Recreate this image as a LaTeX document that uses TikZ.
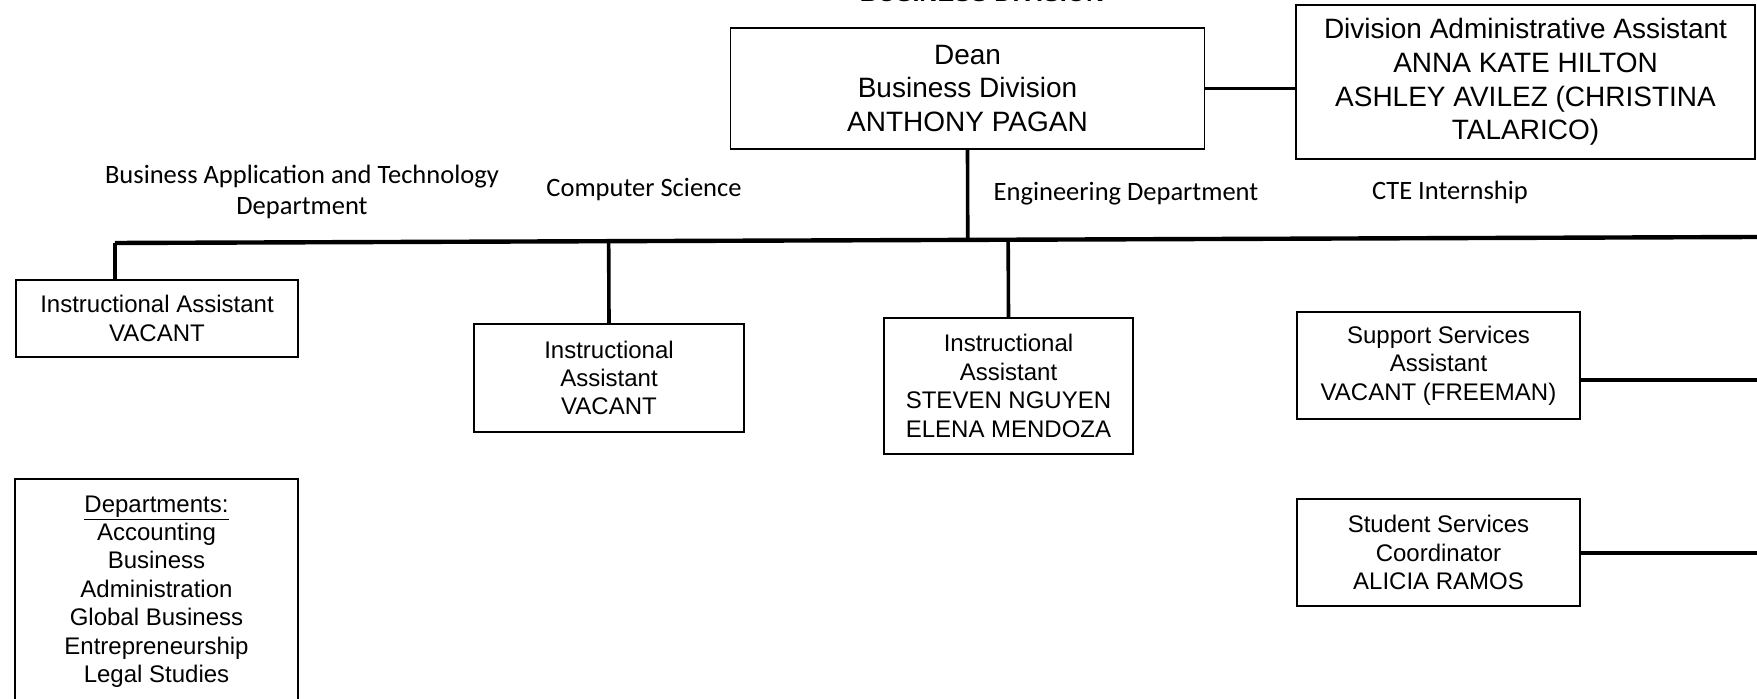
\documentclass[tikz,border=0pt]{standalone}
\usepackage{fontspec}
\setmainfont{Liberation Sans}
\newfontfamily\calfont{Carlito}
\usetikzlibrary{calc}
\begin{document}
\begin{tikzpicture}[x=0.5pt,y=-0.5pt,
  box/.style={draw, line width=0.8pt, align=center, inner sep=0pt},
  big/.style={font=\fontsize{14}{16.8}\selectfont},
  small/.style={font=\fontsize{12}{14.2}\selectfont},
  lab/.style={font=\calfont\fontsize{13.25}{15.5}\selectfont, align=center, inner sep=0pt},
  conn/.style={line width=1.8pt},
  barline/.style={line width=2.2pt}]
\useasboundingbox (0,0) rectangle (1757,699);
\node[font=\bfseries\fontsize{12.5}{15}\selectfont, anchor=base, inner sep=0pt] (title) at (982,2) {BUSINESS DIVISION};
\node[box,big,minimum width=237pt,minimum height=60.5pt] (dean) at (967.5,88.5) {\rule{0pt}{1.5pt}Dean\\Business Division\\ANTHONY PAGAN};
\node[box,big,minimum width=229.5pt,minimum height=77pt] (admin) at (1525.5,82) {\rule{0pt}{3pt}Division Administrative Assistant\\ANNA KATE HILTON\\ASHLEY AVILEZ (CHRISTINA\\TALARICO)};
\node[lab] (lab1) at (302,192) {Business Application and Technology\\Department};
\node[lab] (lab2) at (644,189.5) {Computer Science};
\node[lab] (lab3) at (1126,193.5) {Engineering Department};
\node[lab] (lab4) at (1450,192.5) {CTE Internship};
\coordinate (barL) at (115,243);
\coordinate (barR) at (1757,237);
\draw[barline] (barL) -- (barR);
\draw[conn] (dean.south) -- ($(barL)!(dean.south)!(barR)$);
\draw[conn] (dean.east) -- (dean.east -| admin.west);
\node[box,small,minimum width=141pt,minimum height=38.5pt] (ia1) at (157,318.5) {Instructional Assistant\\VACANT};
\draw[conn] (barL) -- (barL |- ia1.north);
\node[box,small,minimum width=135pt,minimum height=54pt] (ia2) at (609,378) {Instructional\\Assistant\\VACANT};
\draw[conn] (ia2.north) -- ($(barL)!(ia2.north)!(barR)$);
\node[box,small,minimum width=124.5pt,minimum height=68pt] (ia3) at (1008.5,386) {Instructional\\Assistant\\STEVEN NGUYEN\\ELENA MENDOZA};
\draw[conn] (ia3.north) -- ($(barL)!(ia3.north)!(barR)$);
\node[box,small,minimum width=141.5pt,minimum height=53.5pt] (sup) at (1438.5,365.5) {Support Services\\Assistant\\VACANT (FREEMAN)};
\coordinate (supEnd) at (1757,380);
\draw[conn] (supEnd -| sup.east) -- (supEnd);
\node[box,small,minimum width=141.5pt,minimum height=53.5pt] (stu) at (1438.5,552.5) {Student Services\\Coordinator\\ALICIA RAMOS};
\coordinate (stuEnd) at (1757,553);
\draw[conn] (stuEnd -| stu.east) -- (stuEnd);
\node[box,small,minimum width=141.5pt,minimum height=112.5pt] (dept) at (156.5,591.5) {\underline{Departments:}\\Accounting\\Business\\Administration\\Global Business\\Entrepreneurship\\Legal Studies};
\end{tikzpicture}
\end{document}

_ _ _

_Set problem_
Using the data above, print every line exactly, omitting pictures.

_The reply_
Recreate this image as a LaTeX document that uses TikZ.
\documentclass[tikz,border=0pt]{standalone}
\usepackage{fontspec}
\setmainfont{Liberation Sans}
\newfontfamily\calfont{Carlito}
\usetikzlibrary{calc}
\begin{document}
\begin{tikzpicture}[x=0.5pt,y=-0.5pt,
  box/.style={draw, line width=0.8pt, align=center, inner sep=0pt},
  big/.style={font=\fontsize{14}{16.8}\selectfont},
  small/.style={font=\fontsize{12}{14.2}\selectfont},
  lab/.style={font=\calfont\fontsize{13.25}{15.5}\selectfont, align=center, inner sep=0pt},
  conn/.style={line width=1.8pt},
  barline/.style={line width=2.2pt}]
\useasboundingbox (0,0) rectangle (1757,699);
\node[font=\bfseries\fontsize{12.5}{15}\selectfont, anchor=base, inner sep=0pt] (title) at (982,2) {BUSINESS DIVISION};
\node[box,big,minimum width=237pt,minimum height=60.5pt] (dean) at (967.5,88.5) {\rule{0pt}{1.5pt}Dean\\Business Division\\ANTHONY PAGAN};
\node[box,big,minimum width=229.5pt,minimum height=77pt] (admin) at (1525.5,82) {\rule{0pt}{3pt}Division Administrative Assistant\\ANNA KATE HILTON\\ASHLEY AVILEZ (CHRISTINA\\TALARICO)};
\node[lab] (lab1) at (302,192) {Business Application and Technology\\Department};
\node[lab] (lab2) at (644,189.5) {Computer Science};
\node[lab] (lab3) at (1126,193.5) {Engineering Department};
\node[lab] (lab4) at (1450,192.5) {CTE Internship};
\coordinate (barL) at (115,243);
\coordinate (barR) at (1757,237);
\draw[barline] (barL) -- (barR);
\draw[conn] (dean.south) -- ($(barL)!(dean.south)!(barR)$);
\draw[conn] (dean.east) -- (dean.east -| admin.west);
\node[box,small,minimum width=141pt,minimum height=38.5pt] (ia1) at (157,318.5) {Instructional Assistant\\VACANT};
\draw[conn] (barL) -- (barL |- ia1.north);
\node[box,small,minimum width=135pt,minimum height=54pt] (ia2) at (609,378) {Instructional\\Assistant\\VACANT};
\draw[conn] (ia2.north) -- ($(barL)!(ia2.north)!(barR)$);
\node[box,small,minimum width=124.5pt,minimum height=68pt] (ia3) at (1008.5,386) {Instructional\\Assistant\\STEVEN NGUYEN\\ELENA MENDOZA};
\draw[conn] (ia3.north) -- ($(barL)!(ia3.north)!(barR)$);
\node[box,small,minimum width=141.5pt,minimum height=53.5pt] (sup) at (1438.5,365.5) {Support Services\\Assistant\\VACANT (FREEMAN)};
\coordinate (supEnd) at (1757,380);
\draw[conn] (supEnd -| sup.east) -- (supEnd);
\node[box,small,minimum width=141.5pt,minimum height=53.5pt] (stu) at (1438.5,552.5) {Student Services\\Coordinator\\ALICIA RAMOS};
\coordinate (stuEnd) at (1757,553);
\draw[conn] (stuEnd -| stu.east) -- (stuEnd);
\node[box,small,minimum width=141.5pt,minimum height=112.5pt] (dept) at (156.5,591.5) {\underline{Departments:}\\Accounting\\Business\\Administration\\Global Business\\Entrepreneurship\\Legal Studies};
\end{tikzpicture}
\end{document}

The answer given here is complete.